Indications maxillaire et mandibulaire des différents crochets Nally-Martinet

Les schémas de la figure 10 montrent « le » crochet Nally-Martinet utilisable en fonction de la dent bordant l'édentement distal, mais également en fonction d'une répartition des connexions nécessaire à une protection efficace du parodonte.

Conclusion

Le système de protection sociale français ne permet pas actuellement de choisir en première intention une solution prothétique fixée sur implants. En prévision d'une évolution favorable des assurances complémentaires, il faut garder comme objectifs de sauvegarder les dents restantes et de préserver le capital osseux des patients et penser à l'aspect « transitoire » des prothèses partielles amovibles. Les modifications du crochet Nally-Martinet proposées ci-dessus vont dans ce sens et offrent dans la plupart des cas d'édentements distaux une solution qui respecte les grands principes de conception des prothèses amovibles métalliques.
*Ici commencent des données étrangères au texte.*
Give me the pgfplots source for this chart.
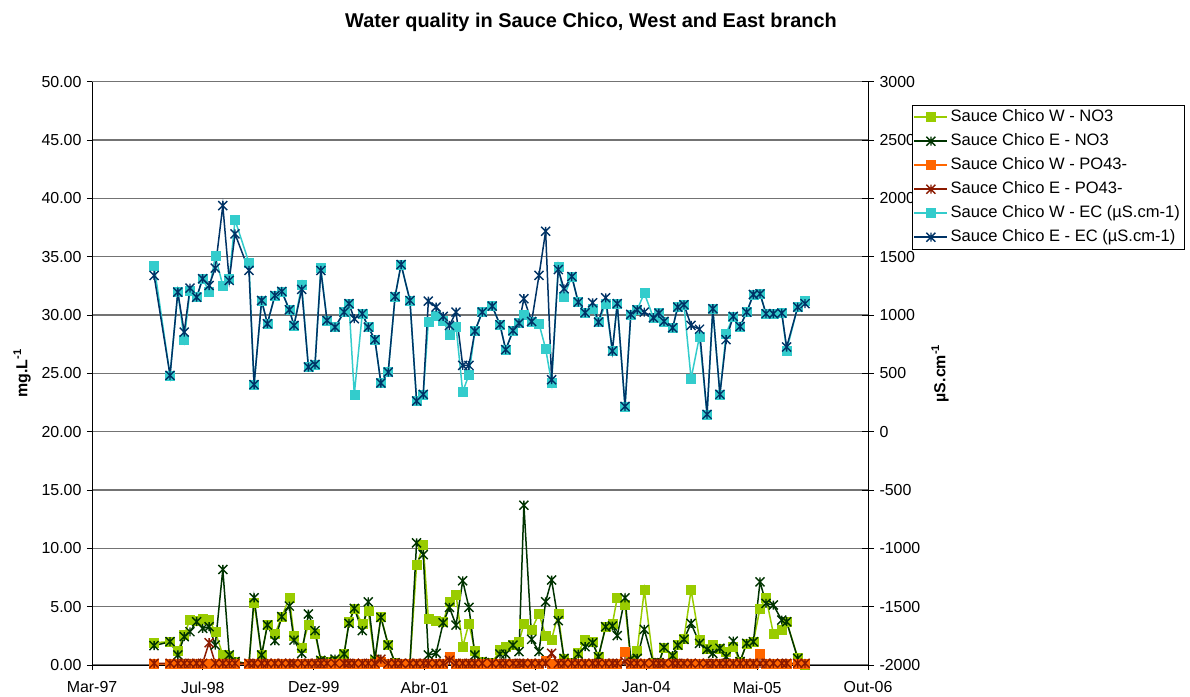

Ces modifications ont permis aux auteurs de rationaliser la conception des tracés des prothèses partielles amovibles métalliques (PPAM) et de garder une certaine logique dans la distribution des appuis occlusaux et des moyens de rétention utilisés en fonction des édentements.

Toutefois, l'expérience clinique montre que la conception d'un crochet n'intervient que pour une faible part sur le pronostic des traitements des PPAM et les auteurs se permettent d'insister sur le fait que la conception d'un crochet doit s'inscrire dans un contexte global de conception et de traitement prothétiques par PPAM pour obtenir un résultat biologique durable.

Remerciements: Les auteurs remercient le Pr J.N. Nally et le Dr C.N. Martinet pour l'intérêt qu'ils ont bien voulu accorder à ce travail et pour avoir autorisé la diffusion des modifications apportées au crochet qui porte leur nom.

bibliographie

  • 1 Brien N. Conception et tracé des prothèses partielles amovibles. Éditions Prostho, 1996.
  • 2 Delcambre T, Picart B, Dausque D. L'informatique: support pédagogique au service de l'apprentissage des tracés de plaques métalliques. Cah Prothèse 1999;107:63-70.
  • 3 Picart B, Delcambre T, Lefèvre C, Bideaux H. Rationalisation dans la conception des tracés de prothèse métallique amovible. Strat Prothétique 2002;2(1):29-38.
  • 4 Jourda G, Tourtet LC, Gaillard J. Le châssis amorti en prothèse adjointe partielle. Rev Odonto-Stomatol 1989;18(3):233-244.
  • 5 Borel JC, Schittly J, Exbrayat J. Manuel de prothèse partielle amovible. 2e édition. Paris : Éditions Masson, 1994.
  • 6 Alglave S. Création de modèles pédagogiques de crochets coulés en prothèse partielle amovible. Thèse pour le doctorat en chirurgie dentaire. Faculté de Chirurgie dentaire de Lille, 2000.
  • 7 Nally JN. Cours de perfectionnement sur la prothèse partielle adjointe. Genève : Éditions Médecine et Hygiène, 1977.
  • 8 Martinet CN, Nally JN, Barraud R, Meyer JM. Propriétés mécaniques et résistance à la fatigue de trois alliages « stellites » utilisés en prothèse dentaire. Rev Mens Suisse Odonto-stomatol 94: 315-320, 198.